Let’s be honest: nobody really does this every minute of every day. You put your bag down when you are tired, overloaded, juggling kids and receipts. The trick is to change your default. Where does your handbag automatically go the second you sit, queue or park up? Shift that default and you cut the easy opportunities dramatically.
How to “park” your bag in real life
In cafés, pubs and restaurants
These are favourite spots for bag thieves precisely because people relax. You are chatting, eating, sliding your phone across the table to show a photo. Your attention is anywhere but the floor behind you.
Safer bag parking looks like this:
- On your lap, with the strap looped around your wrist or forearm.
- Between your feet, in front of you, with a strap under one chair leg.
- On the table, if it is small and within your reach, with a hand or elbow on the strap.
Avoid:
- Back of the chair, especially in outside areas.
- On the floor behind you or under a coat you are not touching.
- Hooked on a spare chair at the edge of the group.
One city centre officer put it bluntly: “If you can’t see your bag, assume someone else is planning to.”
In shops and supermarkets
The classic supermarket move is simple: handbag in the child seat section of the trolley, open, while you turn to stack milk or compare labels. A thief “grabs a basket”, bumps the trolley and walks away with your bag, often before you have reached for the next item.
Switch the default:
- Keep your handbag cross‑body and on you while you shop, not in the trolley.
- If you must use the trolley, thread the strap through the metal frame and clip or knot it, then close the bag fully.

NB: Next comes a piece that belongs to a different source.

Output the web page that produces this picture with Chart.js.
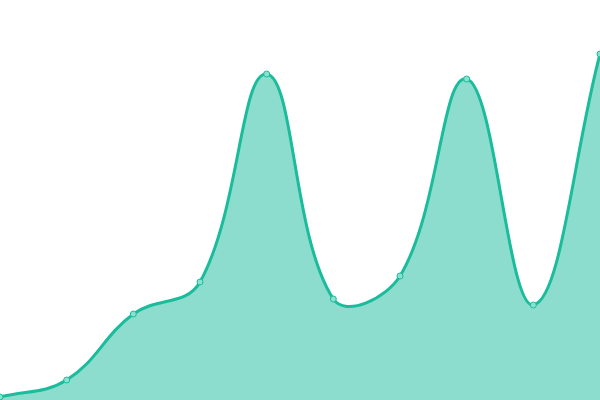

- Keep the bag at the handle end of the trolley, where your hands already are, not in the front seat facing away.
The goal is simple: if someone tried to lift it, you would feel it instantly.
In cars and taxis
Thieves are quick to spot handbags sitting on a front seat, especially with windows open in warm weather or at slow junctions. A smashed window and a grab at traffic lights can be over in a heartbeat.
Safer options:
- Place your handbag in the footwell, preferably behind your legs, not on the passenger seat.
- In the back, on the floor behind your seat, not visible from the pavement.
- In taxis or rideshares, keep the strap looped around your ankle or tucked under your thigh so you notice any movement.
Police investigating “smash‑and‑grab” thefts say the same thing repeatedly: if they cannot see a bag, they rarely bother with the risk and mess of breaking glass.
At home and at work
It is easy to relax as soon as you are “inside”, but a surprising number of thefts begin with a quick reach through an unlocked front door or a visitor wandering past an unattended desk.
At home:
- Do not leave handbags just inside the door or on a visible hall table.
- Keep them in a room further inside, or in a closed cupboard or drawer.
- Get into the habit of zipping up and putting keys and phone away even at home; it slows anyone who does get a hand to it.
At work:
- Avoid leaving bags on the back of office chairs when you pop to the loo or kitchen.
- Use a drawer, locker or at least the floor under your desk, with a strap round a chair leg.
- In shared spaces or hot‑desking areas, take the bag with you, however daft it feels for “just a minute”.
It is not about living in fear. It is about not advertising your most valuable everyday items on a plate.
A tiny habit, a big ripple
It is not paranoia. It is position. Thieves look for the easiest win: a bag that can be lifted cleanly in one motion and handed off or hidden. The moment your handbag is anchored and in your sight line, the risk and effort jump up, and most opportunists quietly move on.
There is also a mental side to this. When your bag has a “home” in each situation – lap in cafés, cross‑body in shops, footwell in cars – you stop having to think about it. You are not scanning the room anxiously; you are running a calm little script your muscles know. It trims the background worry and the “Did I put my bag down somewhere?” panic that creeps in on busy days.
If you like a checklist, this is the simple version officers tend to give out:
- See it: keep your bag where your eyes naturally land.
- Feel it: make sure it is touching you or your feet.
- Anchor it: loop or tuck the strap so a grab needs more than one quick tug.
The change is small. The habit is repeatable. The effect, over months and years of daily life, is huge.
Quick reference: where to keep your bag
| Situation | Risky habit | Safer default position |
|---|---|---|
| Café / pub | On chair back behind you | On lap or between feet in front, strap looped to chair |
| Supermarket | In trolley child seat, open | Worn cross‑body, or strapped and zipped at trolley handle |
| Driving / in a taxi | On visible front seat | In footwell or on floor behind seat, not visible from road |
FAQ:
- Is it over the top to keep my bag on my lap in a café? No. Most people do it without thinking once they start. It quickly feels normal, and thieves tend to avoid tables where bags are clearly being held.
- Are cross‑body bags really safer? They help, because they stay attached to you, but they are not magic. A cross‑body bag still needs to be in front, zipped, and not left hanging on the back of a chair.
- Is the floor ever a good place for a handbag? Yes, if it is between your feet where you can feel it, with a strap under a chair leg. Behind you or under a neighbouring chair is what causes problems.
- What about backpacks instead of handbags? Backpacks are convenient but easy to open in crowded spaces if worn on your back. In busy areas, swing it round to your front or side where you can see and feel it.
- Do I really need to hide my bag at home? You do not need to lock it in a safe, but keeping it away from doors and windows cuts the chance of a quick reach‑in theft and stops someone walking out with your keys and ID in one go.